So, I graduated college. Here I am nine days after I walked across the stage, shook hands with two professors I had never seen before and received a leather diploma cover.

However, unlike the rest of my other post-graduate friends:

  • I don’t have a big girl job.
  • I haven’t moved anywhere cool.
  • I don’t have any fun trips planned for the summer to celebrate the tears shed and hours I held myself hostage in the library trying to get everything accomplished.

I don't have any plans, and lack the ambition to make any. I have always had somewhere to be:

The next stop is here and then I’m going there to get to the next there and the list goes on and there is no time to breathe because if you stop to take a breath–

I can’t finish that sentence because it’s not the one I wrote for 17 years.

I went to college five years ago because I wanted to continue my cheerleading career, not because I cared about higher education. Things didn’t work out the first semester, so I made a new plan: I went to a new school. Then, I continued going to new schools until I found my passion, four relocations later (Thanks, mom and dad, for moving me cross-country; multiple times).

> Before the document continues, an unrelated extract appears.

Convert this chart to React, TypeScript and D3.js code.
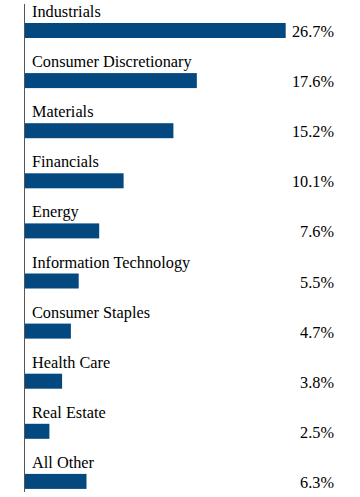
import React from "react";
import * as d3 from "d3";

const categories = [
  "Industrials",
  "Consumer Discretionary",
  "Materials",
  "Financials",
  "Energy",
  "Information Technology",
  "Consumer Staples",
  "Health Care",
  "Real Estate",
  "All Other",
];
const values = [26.7, 17.6, 15.2, 10.1, 7.6, 5.5, 4.7, 3.8, 2.5, 6.3];
const valueLabels = ["26.7%", "17.6%", "15.2%", "10.1%", "7.6%", "5.5%", "4.7%", "3.8%", "2.5%", "6.3%"];

const W = 360;
const H = 497;

export default function App() {
  const x = d3.scaleLinear().domain([0, 33.8]).range([25, 355]);
  const y = d3.scaleBand<string>().domain(categories).range([0, 501]).padding(0);
  const barOffset = 23;
  const barH = 15;
  const font = "Times, Liberation Serif, serif";
  return (
    <svg
      width={W}
      height={H}
      style={{ position: "absolute", left: 0, top: 0, background: "#fff" }}
    >
      {categories.map((c, i) => {
        const top = (y(c) ?? 0) + barOffset;
        return (
          <g key={c}>
            <text x={32} y={top - 6} style={{ fontFamily: font, fontSize: 16.3 }} fill="#000">
              {c}
            </text>
            <rect x={x(0)} y={top} width={x(values[i]) - x(0)} height={barH} fill="#03487e" />
            <text
              x={334}
              y={top + barH - 1}
              textAnchor="end"
              style={{ fontFamily: font, fontSize: 16.3 }}
              fill="#000"
            >
              {valueLabels[i]}
            </text>
          </g>
        );
      })}
      <line x1={24.5} x2={24.5} y1={4} y2={492} stroke="#555" strokeWidth={1} />
    </svg>
  );
}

My plans were not always conventional, but they got me here.

I’m sure most people thought I was just frolicking down a yellow brick road to nowhere; moving and transferring so much seriously makes people give you that ‘one-eyebrow-lifted’ look where you know they’re thinking, “Yeah, she’s lost. I’ll be surprised if she makes it.”

But here I am, at the end of my yellow brick road. I’m standing in front of Emerald City: The real world.

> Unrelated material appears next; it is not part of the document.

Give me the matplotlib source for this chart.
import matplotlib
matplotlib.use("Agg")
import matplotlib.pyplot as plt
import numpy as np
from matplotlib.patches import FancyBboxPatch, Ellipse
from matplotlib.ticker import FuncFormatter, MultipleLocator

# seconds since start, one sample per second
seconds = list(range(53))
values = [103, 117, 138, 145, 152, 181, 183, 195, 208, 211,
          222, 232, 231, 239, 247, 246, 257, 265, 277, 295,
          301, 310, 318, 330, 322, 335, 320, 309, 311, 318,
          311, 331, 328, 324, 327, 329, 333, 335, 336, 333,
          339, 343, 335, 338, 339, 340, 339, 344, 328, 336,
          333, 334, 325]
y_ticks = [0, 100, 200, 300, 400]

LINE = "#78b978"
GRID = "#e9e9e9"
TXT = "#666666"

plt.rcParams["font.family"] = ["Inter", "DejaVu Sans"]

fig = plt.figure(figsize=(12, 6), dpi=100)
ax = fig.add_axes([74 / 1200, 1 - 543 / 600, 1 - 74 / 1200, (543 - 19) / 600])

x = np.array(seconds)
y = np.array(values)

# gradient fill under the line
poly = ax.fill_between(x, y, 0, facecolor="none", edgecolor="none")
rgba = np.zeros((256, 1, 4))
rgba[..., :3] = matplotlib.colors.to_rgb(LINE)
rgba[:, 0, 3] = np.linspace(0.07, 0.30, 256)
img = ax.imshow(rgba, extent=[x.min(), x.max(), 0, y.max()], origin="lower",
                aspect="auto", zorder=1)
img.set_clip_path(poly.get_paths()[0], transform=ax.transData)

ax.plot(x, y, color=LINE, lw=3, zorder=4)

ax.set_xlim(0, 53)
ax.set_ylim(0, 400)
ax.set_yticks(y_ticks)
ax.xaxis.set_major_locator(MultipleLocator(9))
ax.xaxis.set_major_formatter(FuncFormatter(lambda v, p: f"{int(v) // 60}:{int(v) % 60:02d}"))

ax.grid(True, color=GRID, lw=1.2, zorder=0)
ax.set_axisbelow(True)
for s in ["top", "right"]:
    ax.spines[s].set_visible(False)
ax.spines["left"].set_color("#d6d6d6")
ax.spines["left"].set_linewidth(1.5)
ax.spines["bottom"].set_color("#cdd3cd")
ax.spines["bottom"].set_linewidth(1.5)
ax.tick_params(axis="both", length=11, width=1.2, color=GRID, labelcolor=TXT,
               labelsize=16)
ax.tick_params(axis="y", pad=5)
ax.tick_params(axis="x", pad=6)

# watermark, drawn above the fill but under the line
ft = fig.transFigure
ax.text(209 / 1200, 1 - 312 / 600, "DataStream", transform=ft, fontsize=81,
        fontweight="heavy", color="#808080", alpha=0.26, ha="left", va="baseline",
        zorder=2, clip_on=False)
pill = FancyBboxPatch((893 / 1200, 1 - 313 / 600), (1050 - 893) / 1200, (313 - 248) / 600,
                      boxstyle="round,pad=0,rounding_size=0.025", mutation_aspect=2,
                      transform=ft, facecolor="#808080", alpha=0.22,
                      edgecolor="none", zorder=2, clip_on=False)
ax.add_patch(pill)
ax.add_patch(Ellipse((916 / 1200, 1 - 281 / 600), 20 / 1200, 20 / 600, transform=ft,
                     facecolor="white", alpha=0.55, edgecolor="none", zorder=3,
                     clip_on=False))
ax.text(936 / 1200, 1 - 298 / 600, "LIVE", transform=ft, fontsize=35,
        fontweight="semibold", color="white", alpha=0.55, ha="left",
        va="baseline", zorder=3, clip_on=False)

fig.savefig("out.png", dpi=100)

Until further notice, my Emerald City will consist of the following:

  • Reading, for fun.
  • Writing, for fun.
  • Breathing, lots of deep breathes.
  • Sleeping, actual sleep; not exhaustion induced 22-minute power naps.
  • Drinking wine out of a glass; that’s what adult do, right?
  • Working; gaining experience and learning from mentors.

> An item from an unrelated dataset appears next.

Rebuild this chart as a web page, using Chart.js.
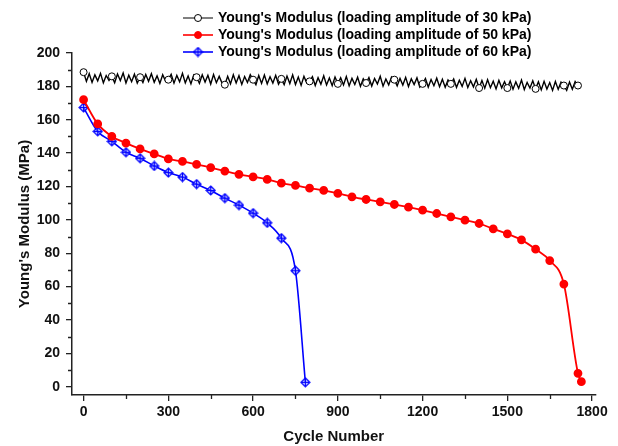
<!DOCTYPE html>
<html>
<head>
<meta charset="utf-8">
<script src="https://cdn.jsdelivr.net/npm/chart.js@4/dist/chart.umd.min.js"></script>
<style>
html, body { margin: 0; padding: 0; background: #fff; }
#wrap { width: 618px; height: 446px; }
</style>
</head>
<body>
<div id="wrap"><canvas id="chart" width="618" height="446"></canvas></div>
<script>
var FONT = "Arial, 'Liberation Sans', sans-serif";

// 30 kPa: raw trace, one value every 10 cycles (0 .. 1760)
var modulus30 = [
    188.5, 183.0, 187.6, 182.4, 186.9, 183.3, 187.8, 182.1, 186.5, 183.6,
    186.0, 182.2, 187.4, 183.5, 188.0, 182.0, 186.7, 182.8, 187.3, 181.9,
    185.5, 182.3, 187.1, 183.0, 187.6, 182.5, 186.3, 181.8, 187.0, 183.2,
    184.0, 187.2, 181.9, 186.6, 182.7, 187.8, 182.1, 186.2, 181.5, 186.9,
    185.5, 181.8, 186.9, 182.6, 186.7, 181.4, 187.1, 182.2, 186.0, 182.0,
    181.0, 186.0, 181.5, 186.9, 182.0, 186.4, 181.2, 185.9, 182.3, 187.0,
    184.0, 181.0, 186.5, 181.8, 186.8, 181.5, 185.8, 182.0, 186.6, 181.3,
    184.5, 181.0, 186.2, 181.7, 186.9, 181.1, 185.6, 180.6, 186.0, 182.0,
    183.0, 185.8, 180.5, 185.2, 181.3, 186.3, 180.8, 185.0, 180.4, 185.6,
    181.5, 185.1, 180.8, 185.9, 180.3, 184.8, 181.1, 185.5, 180.0, 184.6,
    182.0, 185.3, 180.2, 184.7, 181.4, 186.0, 180.1, 184.4, 180.9, 185.6,
    184.0, 180.3, 184.8, 180.8, 185.4, 179.9, 184.5, 181.1, 185.1, 179.6,
    181.5, 184.7, 179.6, 184.1, 180.4, 184.9, 179.8, 184.3, 179.5, 183.8,
    181.5, 184.5, 179.4, 183.7, 180.0, 184.8, 179.3, 183.4, 179.7, 184.2,
    179.0, 183.5, 178.9, 184.0, 179.2, 183.1, 178.5, 183.6, 179.1, 182.8,
    179.0, 183.2, 178.3, 182.7, 178.8, 183.8, 178.1, 182.4, 179.0, 183.3,
    178.5, 182.8, 177.9, 183.0, 178.4, 182.3, 177.6, 182.9, 178.2, 182.5,
    180.5, 177.6, 182.6, 178.3, 182.9, 180.5, 180.2
];
var step30 = 10;
var cycles30 = modulus30.map(function (v, i) { return i * step30; });
var markerCycles30 = [0, 100, 200, 300, 400, 500, 600, 700, 800, 900, 1000,
    1100, 1200, 1300, 1400, 1500, 1600, 1700, 1750];

// 50 kPa
var cycles50 = [0, 50, 100, 150, 200, 250, 300, 350, 400, 450, 500,
    550, 600, 650, 700, 750, 800, 850, 900, 950, 1000,
    1050, 1100, 1150, 1200, 1250, 1300, 1350, 1400, 1450, 1500,
    1550, 1600, 1650, 1700, 1750, 1762];
var modulus50 = [172, 157.5, 150, 146, 142.5, 139.5, 136.5, 135, 133.2, 131.3, 129.2,
    127.3, 125.8, 124.2, 122, 120.6, 119, 117.6, 115.8, 113.8, 112.2,
    110.8, 109.2, 107.6, 105.8, 103.8, 101.8, 99.8, 97.8, 94.6, 91.6,
    88, 82.4, 75.6, 61.5, 8, 3];

// 60 kPa
var cycles60 = [0, 50, 100, 150, 200, 250, 300, 350, 400, 450, 500,
    550, 600, 650, 700, 750, 785];
var modulus60 = [167.3, 153, 147, 140.5, 136.9, 132.3, 128.3, 125.6, 121.4, 117.6, 113,
    108.8, 104, 98.2, 89, 69.5, 2.6];

var seriesLabels = [
    "Young's Modulus (loading amplitude of 30 kPa)",
    "Young's Modulus (loading amplitude of 50 kPa)",
    "Young's Modulus (loading amplitude of 60 kPa)"
];

var xTicks = [0, 150, 300, 450, 600, 750, 900, 1050, 1200, 1350, 1500, 1650, 1800];
var yTicks = [0, 10, 20, 30, 40, 50, 60, 70, 80, 90, 100, 110, 120, 130, 140, 150,
    160, 170, 180, 190, 200];

function toPoints(xs, ys) {
    return xs.map(function (x, i) { return { x: x, y: ys[i] }; });
}

// blue crossed diamond marker
function makeDiamond() {
    var c = document.createElement("canvas");
    c.width = 11;
    c.height = 11;
    var g = c.getContext("2d");
    g.beginPath();
    g.moveTo(5.5, 1); g.lineTo(10, 5.5); g.lineTo(5.5, 10); g.lineTo(1, 5.5);
    g.closePath();
    g.fillStyle = "rgba(140,150,255,0.55)";
    g.fill();
    g.strokeStyle = "#0000ff";
    g.lineWidth = 1.2;
    g.stroke();
    g.beginPath();
    g.moveTo(5.5, 2); g.lineTo(5.5, 9);
    g.moveTo(2, 5.5); g.lineTo(9, 5.5);
    g.lineWidth = 1;
    g.stroke();
    return c;
}
var diamond = makeDiamond();

function drawLegendMarker(ctx, i, x, y) {
    if (i === 2) {
        ctx.drawImage(diamond, x - diamond.width / 2, y - diamond.height / 2);
        return;
    }
    ctx.beginPath();
    ctx.arc(x, y, 3.5, 0, Math.PI * 2);
    ctx.fillStyle = i === 0 ? "#ffffff" : "#ff0000";
    ctx.fill();
    ctx.lineWidth = 1;
    ctx.strokeStyle = i === 0 ? "#000000" : "#ff0000";
    ctx.stroke();
}

// legend drawn by hand so it can sit over the top of the plot like the original
var legendPlugin = {
    id: "seriesLegend",
    afterDraw: function (chart) {
        var ctx = chart.ctx;
        var rowY = [18, 35, 52];
        ctx.save();
        ctx.font = "bold 14px " + FONT;
        ctx.textBaseline = "middle";
        chart.data.datasets.forEach(function (ds, i) {
            var y = rowY[i];
            ctx.strokeStyle = ds.borderColor;
            ctx.lineWidth = i === 0 ? 1 : 1.6;
            ctx.beginPath();
            ctx.moveTo(183, y);
            ctx.lineTo(213, y);
            ctx.stroke();
            drawLegendMarker(ctx, i, 198, y);
            ctx.fillStyle = "#000";
            ctx.fillText(ds.label, 218, y);
        });
        ctx.restore();
    }
};

// short minor ticks (major ones come from the grid options)
var minorTickPlugin = {
    id: "minorTicks",
    afterDraw: function (chart) {
        var ctx = chart.ctx;
        var xs = chart.scales.x, ys = chart.scales.y;
        ctx.save();
        ctx.strokeStyle = "#222";
        ctx.lineWidth = 1.3;
        ctx.beginPath();
        xTicks.forEach(function (v) {
            if (v % 300 === 0) return;
            var px = Math.round(xs.getPixelForValue(v)) + 0.5;
            ctx.moveTo(px, ys.bottom);
            ctx.lineTo(px, ys.bottom + 4);
        });
        yTicks.forEach(function (v) {
            if (v % 20 === 0) return;
            var py = Math.round(ys.getPixelForValue(v)) + 0.5;
            ctx.moveTo(xs.left - 4, py);
            ctx.lineTo(xs.left, py);
        });
        ctx.stroke();
        ctx.restore();
    }
};

var chart = new Chart(document.getElementById("chart"), {
    type: "line",
    data: {
        datasets: [
            {
                label: seriesLabels[0],
                data: toPoints(cycles30, modulus30),
                borderColor: "#000000",
                borderWidth: 1.4,
                pointRadius: function (c) {
                    return c.raw && markerCycles30.indexOf(c.raw.x) >= 0 ? 3.5 : 0;
                },
                pointBackgroundColor: "#ffffff",
                pointBorderColor: "#000000",
                pointBorderWidth: 1,
                tension: 0
            },
            {
                label: seriesLabels[1],
                data: toPoints(cycles50, modulus50),
                borderColor: "#ff0000",
                borderWidth: 1.8,
                pointRadius: 3.5,
                pointBackgroundColor: "#ff0000",
                pointBorderColor: "#ff0000",
                cubicInterpolationMode: "monotone"
            },
            {
                label: seriesLabels[2],
                data: toPoints(cycles60, modulus60),
                borderColor: "#0000ff",
                borderWidth: 1.6,
                pointRadius: 4,
                pointStyle: diamond,
                cubicInterpolationMode: "monotone"
            }
        ]
    },
    options: {
        responsive: false,
        animation: false,
        layout: { padding: { top: 53, right: 22.5, left: 0, bottom: 0 } },
        plugins: {
            legend: { display: false },
            tooltip: { enabled: false }
        },
        scales: {
            x: {
                type: "linear",
                min: -41,
                max: 1812,
                afterBuildTicks: function (s) {
                    s.ticks = xTicks.map(function (v) { return { value: v }; });
                },
                afterFit: function (s) { s.height = 51; },
                ticks: {
                    autoSkip: false,
                    maxRotation: 0,
                    padding: 3,
                    color: "#111",
                    font: { family: FONT, size: 14, weight: "bold" },
                    callback: function (v) { return v % 300 === 0 ? v : ""; }
                },
                grid: {
                    drawOnChartArea: false,
                    tickLength: 6,
                    lineWidth: 1.3,
                    color: function (c) {
                        return c.tick && c.tick.value % 300 !== 0 ? "rgba(0,0,0,0)" : "#222";
                    }
                },
                border: { color: "#222", width: 1.5 },
                title: {
                    display: true,
                    text: "Cycle Number",
                    color: "#111",
                    padding: { top: 0, bottom: 0 },
                    font: { family: FONT, size: 15, weight: "bold" }
                }
            },
            y: {
                type: "linear",
                min: -5,
                max: 200,
                afterBuildTicks: function (s) {
                    s.ticks = yTicks.map(function (v) { return { value: v }; });
                },
                afterFit: function (s) { s.width = 72; },
                ticks: {
                    autoSkip: false,
                    padding: 6,
                    color: "#111",
                    font: { family: FONT, size: 14, weight: "bold" },
                    callback: function (v) { return v % 20 === 0 ? v : ""; }
                },
                grid: {
                    drawOnChartArea: false,
                    tickLength: 6,
                    lineWidth: 1.3,
                    color: function (c) {
                        return c.tick && c.tick.value % 20 !== 0 ? "rgba(0,0,0,0)" : "#222";
                    }
                },
                border: { color: "#222", width: 1.5 },
                title: {
                    display: true,
                    text: "Young's Modulus (MPa)",
                    color: "#111",
                    padding: { top: 16, bottom: 0 },
                    font: { family: FONT, size: 15, weight: "bold" }
                }
            }
        }
    },
    plugins: [legendPlugin, minorTickPlugin]
});
</script>
</body>
</html>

At least, that’s the idea for the next year.

I’ve applied to internships and jobs in New York and California because that’s where my field is mainly located; but even when I get emails back, I read them and delete them. I don’t want to jump at the first opportunity just because I’m supposed to find a ‘real’ job all of the sudden.

After five years, I now have piece of paper; another section to add to my resume. I have knowledge, experience and ideas. But I also have the rest of my life to be sitting behind a computer giving myself carpal-tunnel, writing and editing.

I finally don’t have anything to plan for. I don’t have anywhere to be, and I cannot express how freeing that feels. While the typical idea of a post-grads plan probably doesn’t include continuing to work in a retail job for the next year, I’m completely fine with riding the waves until I find an island I can’t contain excitement to be docked at. You build your Emerald City; I’ll build mine.